Material provided:
──────

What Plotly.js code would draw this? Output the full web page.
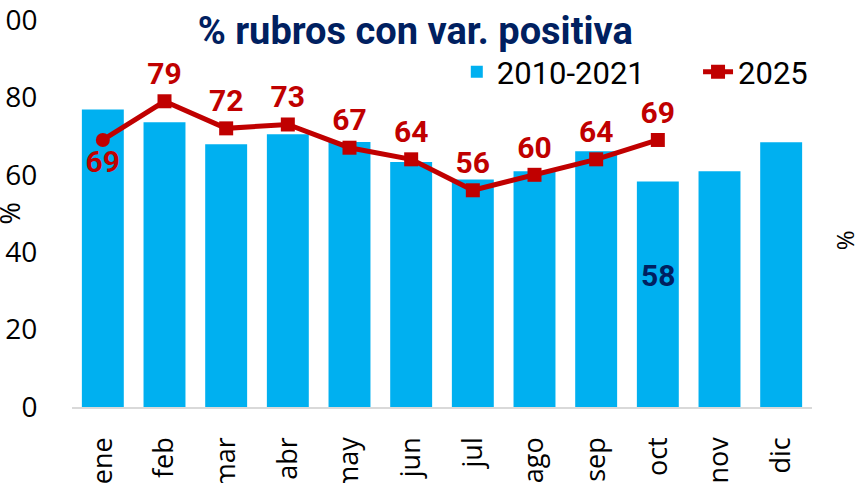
<!DOCTYPE html>
<html>
<head>
<meta charset="utf-8">
<script src="https://cdn.plot.ly/plotly-3.0.1.min.js"></script>
<style>html,body{margin:0;padding:0;background:#fff;}#chart{width:858px;height:483px;}</style>
</head>
<body>
<div id="chart"></div>
<script>
const months = ["ene","feb","mar","abr","may","jun","jul","ago","sep","oct","nov","dic"];
const hist = [76.9, 73.6, 67.9, 70.5, 68.5, 63.3, 58.8, 60.9, 66.1, 58.3, 60.9, 68.4];
const months2025 = ["ene","feb","mar","abr","may","jun","jul","ago","sep","oct"];
const y2025 = [69, 79, 72, 73, 67, 64, 56, 60, 64, 69];
const yTicks = [0, 20, 40, 60, 80, 100];
const barLabelMonth = "oct";

const red = "#C00000", blue = "#00B0F0", navy = "#002060";

const lineText = y2025.map(v => String(Math.round(v)));
const linePos = y2025.map((v, i) => i === 0 ? "bottom center" : "top center");
const lineSymbols = y2025.map((v, i) => i === 0 ? "circle" : "square");

const traces = [
  {
    type: "bar", x: months, y: hist, name: "2010-2021",
    marker: {color: blue}, hoverinfo: "skip", legend: "legend"
  },
  {
    type: "scatter", mode: "lines+markers+text", x: months2025, y: y2025,
    name: "2025", showlegend: false,
    line: {color: red, width: 5},
    marker: {color: red, size: 14, symbol: lineSymbols},
    text: lineText, textposition: linePos,
    textfont: {family: "Roboto", size: 30, color: red, weight: 700},
    cliponaxis: false
  },
  {
    type: "scatter", mode: "lines+markers", x: [null], y: [null],
    name: "2025", line: {color: red, width: 5},
    marker: {color: red, size: 14, symbol: "square"}, legend: "legend2"
  }
];

const legendFont = {family: "Roboto", size: 31, color: "#000"};
const bi = months.indexOf(barLabelMonth);
const layout = {
  width: 858, height: 483,
  margin: {l: 72, r: 46, t: 20, b: 76, pad: 0},
  paper_bgcolor: "#fff", plot_bgcolor: "#fff",
  showlegend: true,
  bargap: 0.32,
  font: {family: "Open Sans", size: 26, color: "#000"},
  title: {
    text: "% rubros con var. positiva",
    font: {family: "Roboto", size: 38, color: navy, weight: 700},
    x: 0.484, xanchor: "center", y: 0.936, yanchor: "middle", xref: "container", yref: "container"
  },
  legend: {
    orientation: "h", x: 0.52, xanchor: "left", y: 0.935, yanchor: "top",
    font: legendFont, bgcolor: "rgba(0,0,0,0)"
  },
  legend2: {
    orientation: "h", x: 0.846, xanchor: "left", y: 0.935, yanchor: "top",
    font: legendFont, bgcolor: "rgba(0,0,0,0)"
  },
  xaxis: {
    type: "category", categoryorder: "array", categoryarray: months,
    range: [-0.5, months.length - 0.5],
    tickangle: -90, showgrid: false, zeroline: false,
    showline: true, linecolor: "#D9D9D9", linewidth: 1.5,
    ticks: "outside", ticklen: 18, tickcolor: "rgba(0,0,0,0)",
    tickfont: {family: "Open Sans", size: 27, color: "#000"},
    automargin: false, fixedrange: true, ticklabeloverflow: "allow"
  },
  yaxis: {
    range: [0, 100], tickvals: yTicks, showgrid: false, zeroline: false,
    showline: false,
    ticks: "outside", ticklen: 28, tickcolor: "rgba(0,0,0,0)",
    tickfont: {family: "Open Sans", size: 28, color: "#000"},
    automargin: false, fixedrange: true, ticklabeloverflow: "allow"
  },
  annotations: [
    {
      xref: "x", yref: "y", x: months[bi], y: 34,
      text: String(Math.round(hist[bi])), showarrow: false,
      font: {family: "Roboto", size: 30, color: navy, weight: 700}
    },
    {
      xref: "paper", yref: "paper", x: -0.085, y: 0.5, xanchor: "center", yanchor: "middle",
      text: "%", textangle: -90, showarrow: false,
      font: {family: "Open Sans", size: 27, color: "#000"}
    },
    {
      xref: "paper", yref: "paper", x: 1.044, y: 0.43, xanchor: "center", yanchor: "middle",
      text: "%", textangle: -90, showarrow: false,
      font: {family: "Open Sans", size: 24, color: "#000"}
    }
  ]
};

Plotly.newPlot("chart", traces, layout, {displayModeBar: false, staticPlot: true});
</script>
</body>
</html>
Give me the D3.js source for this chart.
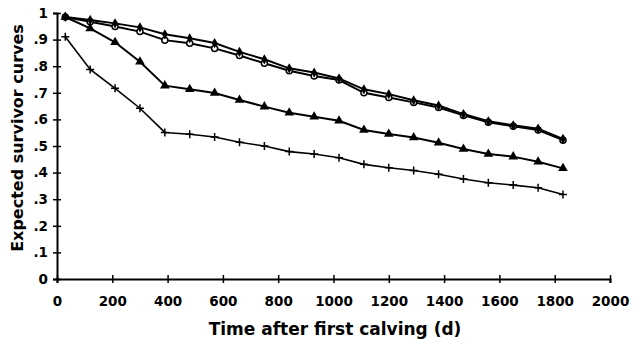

──────

What needs to be done: Print every record above exactly as written, leaving out the pictures.

Solution to this task:
What Plotly.js code would draw this? Output the full web page.
<!DOCTYPE html>
<html>
<head>
<meta charset="utf-8">
<script src="https://cdn.plot.ly/plotly-3.0.1.min.js"></script>
<style>html,body{margin:0;padding:0;background:#fff;}#chart{width:858px;height:483px;}</style>
</head>
<body>
<div id="chart"></div>
<script>
const months = ["ene","feb","mar","abr","may","jun","jul","ago","sep","oct","nov","dic"];
const hist = [76.9, 73.6, 67.9, 70.5, 68.5, 63.3, 58.8, 60.9, 66.1, 58.3, 60.9, 68.4];
const months2025 = ["ene","feb","mar","abr","may","jun","jul","ago","sep","oct"];
const y2025 = [69, 79, 72, 73, 67, 64, 56, 60, 64, 69];
const yTicks = [0, 20, 40, 60, 80, 100];
const barLabelMonth = "oct";

const red = "#C00000", blue = "#00B0F0", navy = "#002060";

const lineText = y2025.map(v => String(Math.round(v)));
const linePos = y2025.map((v, i) => i === 0 ? "bottom center" : "top center");
const lineSymbols = y2025.map((v, i) => i === 0 ? "circle" : "square");

const traces = [
  {
    type: "bar", x: months, y: hist, name: "2010-2021",
    marker: {color: blue}, hoverinfo: "skip", legend: "legend"
  },
  {
    type: "scatter", mode: "lines+markers+text", x: months2025, y: y2025,
    name: "2025", showlegend: false,
    line: {color: red, width: 5},
    marker: {color: red, size: 14, symbol: lineSymbols},
    text: lineText, textposition: linePos,
    textfont: {family: "Roboto", size: 30, color: red, weight: 700},
    cliponaxis: false
  },
  {
    type: "scatter", mode: "lines+markers", x: [null], y: [null],
    name: "2025", line: {color: red, width: 5},
    marker: {color: red, size: 14, symbol: "square"}, legend: "legend2"
  }
];

const legendFont = {family: "Roboto", size: 31, color: "#000"};
const bi = months.indexOf(barLabelMonth);
const layout = {
  width: 858, height: 483,
  margin: {l: 72, r: 46, t: 20, b: 76, pad: 0},
  paper_bgcolor: "#fff", plot_bgcolor: "#fff",
  showlegend: true,
  bargap: 0.32,
  font: {family: "Open Sans", size: 26, color: "#000"},
  title: {
    text: "% rubros con var. positiva",
    font: {family: "Roboto", size: 38, color: navy, weight: 700},
    x: 0.484, xanchor: "center", y: 0.936, yanchor: "middle", xref: "container", yref: "container"
  },
  legend: {
    orientation: "h", x: 0.52, xanchor: "left", y: 0.935, yanchor: "top",
    font: legendFont, bgcolor: "rgba(0,0,0,0)"
  },
  legend2: {
    orientation: "h", x: 0.846, xanchor: "left", y: 0.935, yanchor: "top",
    font: legendFont, bgcolor: "rgba(0,0,0,0)"
  },
  xaxis: {
    type: "category", categoryorder: "array", categoryarray: months,
    range: [-0.5, months.length - 0.5],
    tickangle: -90, showgrid: false, zeroline: false,
    showline: true, linecolor: "#D9D9D9", linewidth: 1.5,
    ticks: "outside", ticklen: 18, tickcolor: "rgba(0,0,0,0)",
    tickfont: {family: "Open Sans", size: 27, color: "#000"},
    automargin: false, fixedrange: true, ticklabeloverflow: "allow"
  },
  yaxis: {
    range: [0, 100], tickvals: yTicks, showgrid: false, zeroline: false,
    showline: false,
    ticks: "outside", ticklen: 28, tickcolor: "rgba(0,0,0,0)",
    tickfont: {family: "Open Sans", size: 28, color: "#000"},
    automargin: false, fixedrange: true, ticklabeloverflow: "allow"
  },
  annotations: [
    {
      xref: "x", yref: "y", x: months[bi], y: 34,
      text: String(Math.round(hist[bi])), showarrow: false,
      font: {family: "Roboto", size: 30, color: navy, weight: 700}
    },
    {
      xref: "paper", yref: "paper", x: -0.085, y: 0.5, xanchor: "center", yanchor: "middle",
      text: "%", textangle: -90, showarrow: false,
      font: {family: "Open Sans", size: 27, color: "#000"}
    },
    {
      xref: "paper", yref: "paper", x: 1.044, y: 0.43, xanchor: "center", yanchor: "middle",
      text: "%", textangle: -90, showarrow: false,
      font: {family: "Open Sans", size: 24, color: "#000"}
    }
  ]
};

Plotly.newPlot("chart", traces, layout, {displayModeBar: false, staticPlot: true});
</script>
</body>
</html>
Give me the D3.js source for this chart.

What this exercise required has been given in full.